▸ Short exercise: Skip the images. Copy the records exactly as written.
START Records supplied
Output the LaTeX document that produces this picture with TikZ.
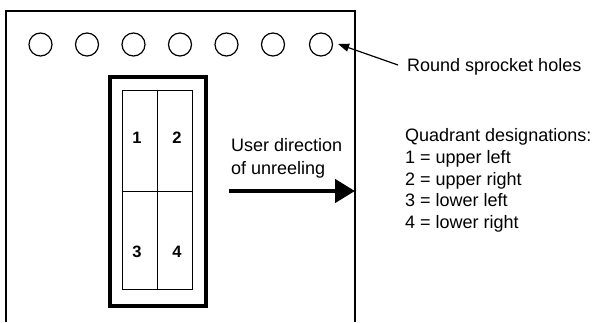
\documentclass[tikz,border=0pt]{standalone}
\usepackage{fontspec}
\setmainfont{Liberation Sans}
\usetikzlibrary{arrows.meta}
\begin{document}
\begin{tikzpicture}[x=1pt,y=-1pt,
  hole/.style={circle,draw,line width=1.2pt,minimum size=23pt,inner sep=0pt},
  lbl/.style={anchor=base west,inner sep=0pt,font=\fontsize{18}{21}\selectfont},
  num/.style={inner sep=0pt,font=\fontsize{16.5}{19}\selectfont\bfseries},
  film/.style={line width=1.4pt},
  frameouter/.style={draw,line width=3.8pt},
  frameinner/.style={draw,line width=0.9pt}]
\useasboundingbox[fill=white] (0,0) rectangle (595,322);
% film strip
\coordinate (fbl) at (6,322);
\coordinate (ftl) at (6,11);
\coordinate (ftr) at (355,11);
\coordinate (fbr) at (355,322);
\draw[film] (fbl) -- (ftl) -- (ftr) -- (fbr);
% sprocket holes
\foreach \i/\x in {1/40.5,2/87,3/133.5,4/180,5/226.5,6/273,7/321}
  \node[hole] (h\i) at (\x,44.5) {};
% frame
\node[frameouter,minimum width=96pt,minimum height=229pt,inner sep=0pt] (outer) at (158,191.5) {};
\node[frameinner,minimum width=70pt,minimum height=199pt,inner sep=0pt] (inner) at (157,189.5) {};
\draw[line width=0.9pt] (inner.north) -- (inner.south);
\draw[line width=0.9pt] (inner.west |- 0,191) coordinate (ml) -- (inner.east |- 0,191) coordinate (mr);
\node[num] (q1) at (137,138) {1};
\node[num] (q2) at (177,138) {2};
\node[num] (q3) at (137,252) {3};
\node[num] (q4) at (177,252) {4};
% direction
\node[lbl] (ud1) at (231,151.5) {User direction};
\node[lbl] (ud2) at (231,174.5) {of unreeling};
\coordinate (dtail) at (229,191);
\coordinate (dtip) at (355,191);
\draw[line width=4.5pt,-{Triangle[length=20pt,width=23pt]}] (dtail) -- (dtip);
% sprocket label
\node[lbl] (rsh) at (407,71) {Round sprocket holes};
\coordinate (stail) at (398,65);
\draw[line width=1.2pt,-{Triangle[length=11pt,width=8pt]}] (stail) -- ([xshift=5pt,yshift=0.5pt]h7.east);
% quadrant list
\node[lbl] (qd) at (405,141.5) {Quadrant designations:};
\node[lbl] (l1) at (405,163.5) {1 = upper left};
\node[lbl] (l2) at (405,185) {2 = upper right};
\node[lbl] (l3) at (405,206.5) {3 = lower left};
\node[lbl] (l4) at (405,228.5) {4 = lower right};
\end{tikzpicture}
\end{document}
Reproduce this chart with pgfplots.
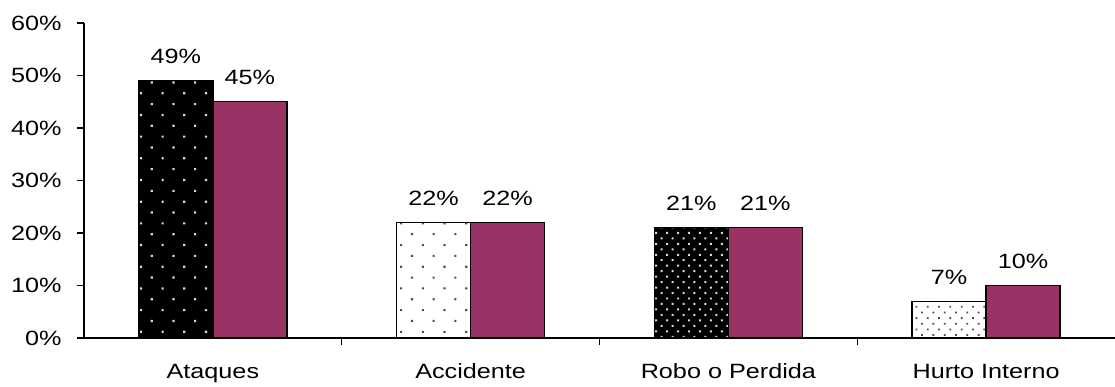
END Records supplied
▸ Task response:
Output the LaTeX document that produces this picture with TikZ.
\documentclass[tikz,border=0pt]{standalone}
\usepackage{fontspec}
\setmainfont{Liberation Sans}
\usetikzlibrary{arrows.meta}
\begin{document}
\begin{tikzpicture}[x=1pt,y=-1pt,
  hole/.style={circle,draw,line width=1.2pt,minimum size=23pt,inner sep=0pt},
  lbl/.style={anchor=base west,inner sep=0pt,font=\fontsize{18}{21}\selectfont},
  num/.style={inner sep=0pt,font=\fontsize{16.5}{19}\selectfont\bfseries},
  film/.style={line width=1.4pt},
  frameouter/.style={draw,line width=3.8pt},
  frameinner/.style={draw,line width=0.9pt}]
\useasboundingbox[fill=white] (0,0) rectangle (595,322);
% film strip
\coordinate (fbl) at (6,322);
\coordinate (ftl) at (6,11);
\coordinate (ftr) at (355,11);
\coordinate (fbr) at (355,322);
\draw[film] (fbl) -- (ftl) -- (ftr) -- (fbr);
% sprocket holes
\foreach \i/\x in {1/40.5,2/87,3/133.5,4/180,5/226.5,6/273,7/321}
  \node[hole] (h\i) at (\x,44.5) {};
% frame
\node[frameouter,minimum width=96pt,minimum height=229pt,inner sep=0pt] (outer) at (158,191.5) {};
\node[frameinner,minimum width=70pt,minimum height=199pt,inner sep=0pt] (inner) at (157,189.5) {};
\draw[line width=0.9pt] (inner.north) -- (inner.south);
\draw[line width=0.9pt] (inner.west |- 0,191) coordinate (ml) -- (inner.east |- 0,191) coordinate (mr);
\node[num] (q1) at (137,138) {1};
\node[num] (q2) at (177,138) {2};
\node[num] (q3) at (137,252) {3};
\node[num] (q4) at (177,252) {4};
% direction
\node[lbl] (ud1) at (231,151.5) {User direction};
\node[lbl] (ud2) at (231,174.5) {of unreeling};
\coordinate (dtail) at (229,191);
\coordinate (dtip) at (355,191);
\draw[line width=4.5pt,-{Triangle[length=20pt,width=23pt]}] (dtail) -- (dtip);
% sprocket label
\node[lbl] (rsh) at (407,71) {Round sprocket holes};
\coordinate (stail) at (398,65);
\draw[line width=1.2pt,-{Triangle[length=11pt,width=8pt]}] (stail) -- ([xshift=5pt,yshift=0.5pt]h7.east);
% quadrant list
\node[lbl] (qd) at (405,141.5) {Quadrant designations:};
\node[lbl] (l1) at (405,163.5) {1 = upper left};
\node[lbl] (l2) at (405,185) {2 = upper right};
\node[lbl] (l3) at (405,206.5) {3 = lower left};
\node[lbl] (l4) at (405,228.5) {4 = lower right};
\end{tikzpicture}
\end{document}
Reproduce this chart with pgfplots.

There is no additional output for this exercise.